Et maintenant un peu d'histoire : l'usine, construite dans un hameau à la fin du XIXème siècle, produisait 40.000 tonnes de ciment par an et employait environ 200 ouvriers. Pour l'époque c'était énorme. L'ingénieur-chimiste à l'origine de la cimenterie deviendra le mairie du hameau en question et obtiendra la Légion d'Honneur au début du XXème siècle. Il mourra au début des années 20 des suites d'un accident de voiture. Au cours de son histoire la cimenterie plusieurs activités : cimenterie, fonderie, fabrications d'objets divers en résine, et ce jusqu'en 1940. Ci-dessous la cimenterie quand elle fonctionnait.

Je n'ai pas réussi à savoir si le site avait continué à fonctionné après 1940, ou si c'est la Deuxième Guerre Mondiale qui avait signé l'arrêt de mort de la cimenterie avec les impacts de bombardement que l'on peut voir sur la vue de 1944. Un document municipal des années 2000 dit que les bâtiments sont "inoccupés depuis 1990" mais cette information me semble douteuse vu que le site semble bien à l'arrêt dans la vidéo de l'INA datant de 1973. Peut-être qu'une toute petite partie fonctionnait encore ? Difficile à dire. Ci-dessous l'état de la cimenterie en 1973.
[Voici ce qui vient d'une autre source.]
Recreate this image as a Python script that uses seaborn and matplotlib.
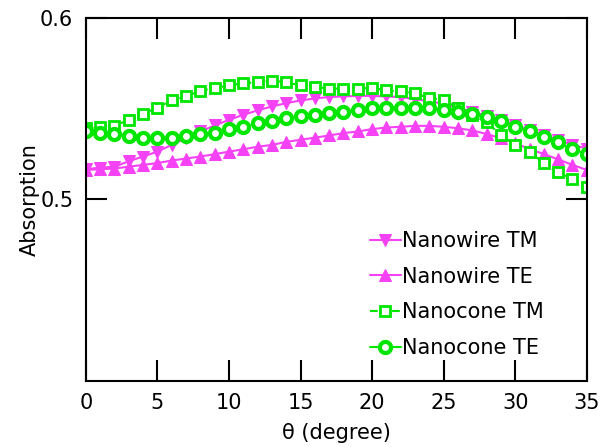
import numpy as np
import pandas as pd
import matplotlib
matplotlib.use('Agg')
import matplotlib.pyplot as plt
import seaborn as sns

# 数据
theta = list(range(0, 36))

nanowire_tm = [0.5166, 0.5175, 0.518, 0.521, 0.5236, 0.5263, 0.530, 0.5337, 0.5374, 0.5407,
               0.5438, 0.5466, 0.549, 0.5512, 0.553, 0.5545, 0.5556, 0.5564, 0.5567, 0.557,
               0.557, 0.5567, 0.5564, 0.5552, 0.554, 0.5527, 0.5503, 0.5484, 0.546, 0.5438,
               0.541, 0.5383, 0.5355, 0.5328, 0.530, 0.528]
nanowire_te = [0.5162, 0.5166, 0.517, 0.518, 0.519, 0.520, 0.5214, 0.5225, 0.5236, 0.5249,
               0.5263, 0.5276, 0.529, 0.530, 0.5317, 0.5328, 0.534, 0.5352, 0.5365, 0.5374,
               0.5387, 0.5396, 0.540, 0.5405, 0.5405, 0.540, 0.5392, 0.538, 0.536, 0.5337,
               0.531, 0.5276, 0.525, 0.522, 0.519, 0.5162]
nanocone_tm = [0.5392, 0.5398, 0.5405, 0.5438, 0.547, 0.5506, 0.5545, 0.5567, 0.5598, 0.5613,
               0.5628, 0.564, 0.5645, 0.5654, 0.5645, 0.5628, 0.562, 0.561, 0.561, 0.561,
               0.5615, 0.560, 0.5595, 0.5586, 0.5556, 0.555, 0.5503, 0.5464, 0.5425, 0.5355,
               0.530, 0.526, 0.520, 0.515, 0.511, 0.507]
nanocone_te = [0.5374, 0.5365, 0.536, 0.535, 0.534, 0.5337, 0.534, 0.535, 0.536, 0.5368,
               0.5389, 0.5398, 0.542, 0.5433, 0.5448, 0.5457, 0.5466, 0.5475, 0.5484, 0.5494,
               0.5503, 0.5506, 0.5506, 0.5506, 0.5503, 0.5494, 0.548, 0.547, 0.5453, 0.543,
               0.540, 0.5374, 0.5346, 0.5315, 0.5276, 0.525]

labels = ['Nanowire TM', 'Nanowire TE', 'Nanocone TM', 'Nanocone TE']

pink = '#F542F5'
green = '#00E600'

sns.set_style('white')
plt.rcParams['font.family'] = ['DejaVu Sans']
plt.rcParams['text.color'] = 'black'
plt.rcParams['axes.labelcolor'] = 'black'
plt.rcParams['xtick.color'] = 'black'
plt.rcParams['ytick.color'] = 'black'

fig = plt.figure(figsize=(6, 4.47), dpi=100)
ax = fig.add_axes([0.143, 0.148, 0.835, 0.812])

# 纳米线
sns.lineplot(x=theta, y=nanowire_tm, ax=ax, color=pink, lw=1.5, marker='v',
             markersize=9, markeredgecolor=pink, label=labels[0])
sns.lineplot(x=theta, y=nanowire_te, ax=ax, color=pink, lw=1.5, marker='^',
             markersize=9, markeredgecolor=pink, label=labels[1])
# 纳米锥
sns.lineplot(x=theta, y=nanocone_tm, ax=ax, color=green, lw=1.5, linestyle='--',
             marker='s', markersize=6.5, markerfacecolor='white', markeredgecolor=green,
             markeredgewidth=2, label=labels[2])
sns.lineplot(x=theta, y=nanocone_te, ax=ax, color=green, lw=1.5, marker='o',
             markersize=8, markerfacecolor='white', markeredgecolor=green,
             markeredgewidth=3, label=labels[3])

ax.set_xlim(0, 35)
ax.set_ylim(0.4, 0.6)
ax.set_xticks([0, 5, 10, 15, 20, 25, 30, 35])
ax.set_yticks([0.5, 0.6])
ax.set_yticklabels(['0.5', '0.6'])

ax.tick_params(axis='both', direction='in', length=15, width=1.5, labelsize=15,
               top=True, right=True, bottom=True, left=True, pad=9)

for spine in ax.spines.values():
    spine.set_visible(True)
    spine.set_color('black')
    spine.set_linewidth(1.5)

ax.set_xlabel('θ (degree)', fontsize=15, labelpad=7)
ax.set_ylabel('Absorption', fontsize=15, labelpad=0)

ax.legend(loc='lower right', bbox_to_anchor=(0.96, 0.0), frameon=False,
          fontsize=15, handlelength=1.5, handletextpad=0.05, labelspacing=0.75,
          borderaxespad=0.7)

plt.savefig('out.png', dpi=100, facecolor='white')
Aujourd'hui (2019) la Mairie cherche à faire quelque chose du terrain (6000m²) mais n'a pas le budget pour démolir ce qui reste du site ni le dépolluer. Entre 2009 et 2011 une dizaine de logements furent construits à côté de ce qui reste de la cimenterie : trois appartements dans la maison de maitre qui fut réhabilitée (en jaune sur les images vues plus haut) et le reste dans le bâtiment en forme de L (avec les panneaux solaires sur le toit) que l'on peut le voir sur la vue de 2014. Le reste du site pourrit lentement, et les accès aux carrières où furent entreposés les gravats des cheminées sont bien fermés.